Vignesh: Yes. And its not just the social media aspect. Earlier with a select number of concepts people would go to the concert because they wanted to hear an artist, really wanted to listen to them because they liked the music. But now with the explosion in the number of concerts all around, it begs the question as to how can we make it more meaningful and more about the music and less about just a popularity contest.

Karthika: Fair enough. That’s a very valid point. And like anything in life, I think it’s, it begs the question as to how do we balance it? How do we balance all these things, right. This question is perhaps a little bit more personal. So if you don’t mind sharing, I want to know from a more cultural standpoint, how has Carnatic music impacted your life? You said it was a part of your life since you were very young. How has it played out over the years and where do you see it taking you?

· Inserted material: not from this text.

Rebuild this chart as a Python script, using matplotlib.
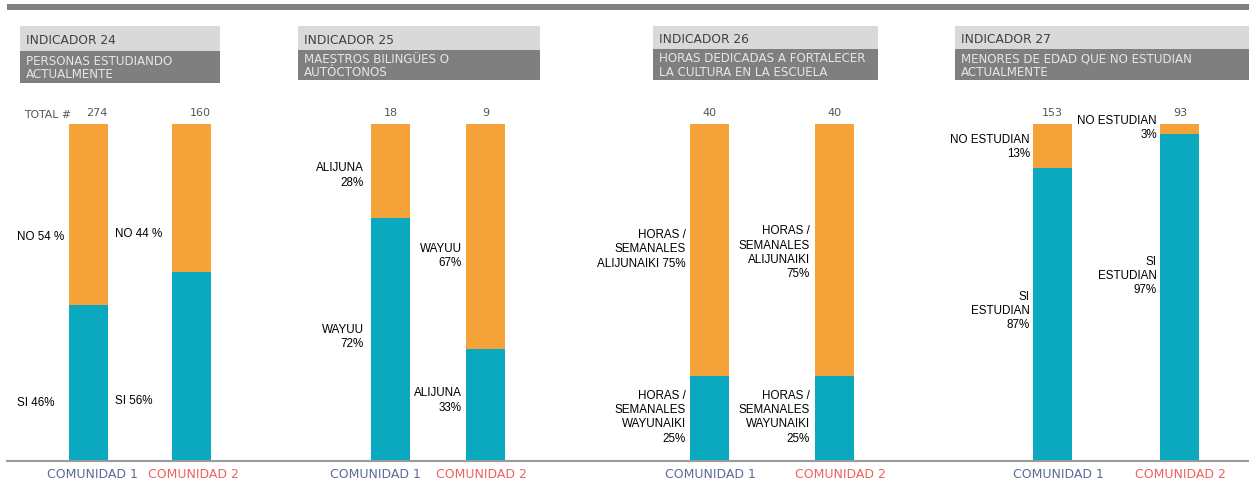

Vignesh: Carnatic music has always been a part of my life and since I’ve taken it seriously, this changed a lot of things for me. The way I think , the friends that I have, the circles that I move in, everything that I have in life today is because of Carnatic music. My mindset has changed because of music. The way I look at things, the way I think about situations, the way I think about my own music, the way I think about situations generally in life has changed because of Carnatic group, because of my teacher, because of our conversations with him because of the big role that he plays in our life also. So Carnatic music is not something that has come to me on its own. It’s also what has been given to me by my guru, by my learnings from all the other brilliant, amazing artists and people who have surrounded me.

Vignesh: And as for what Carnatic music would be for me in the future, all I would like to say is I’d like to be truthful to this music. There is a lot more to explore and while people might say it is a cliché, I would like to be a bit more aware of where my music comes from. Its history, its social background, it’s geography. And to be aware of everything that’s happening around you is very important for an artist. And as a musician I would like to be truthful to my music, my society, its ethos, its background, its history and try and explore what are the icon within Carnatic music within its element, within its learnings.

Karthika: I love it. And you’re so right because a lot of times we know we kind of take the art form in its silo and we say, Oh, I want to be perfect in music. I want to be perfect in dance, I want to be perfect in photography or whatever it is. But there’s so much history and there’s so much cultural connotations in any sort of art form. And without understanding that, like you said, without understanding the history, where it’s coming from, it is very hard to grow as an artist because then you limit yourself. You want to be the best in this. But that’s it. What happens when you reach it? It’s like you put blinkers on and keep doing without understanding.

Vignesh: Yes absolutely. So, I would always like to be that person who questions what I’m doing, to introspect, to question myself, to question what I am singing, how am singing, why am I seeking it? And also being aware of everything that’s happening around me to be aware of my own music as to what I am doing. And again, this is something that I heard and I like to say to sing with consistency and distinction. What does change is something that is really wonderful and not something that is negative and holding you back. But trusting that you have the space for a reason and to make the most out of that.

Vignesh: To me it means awareness and awareness, not just as an artist, but awareness as somebody who is taking an art form and making it their own right. Because it’s very easy to say, okay, I’m going to do this because this person does it or this person said to do it. But do it because of your own individual wants. Because it means you are trying to be aware of the art and the art form and the artists and everything else that comes with it.

Karthika: Well, you know, I’m going to ask you this. You are a very popular Carnatic musician, one of the best from what I’ve read. Would you mind singing something for us?

Karthika: Thank you so much Vignesh that was amazing. Thank you very much for coming on the podcast and sharing your story. I really do appreciate your time.

Vignesh: Thank you so much for having me.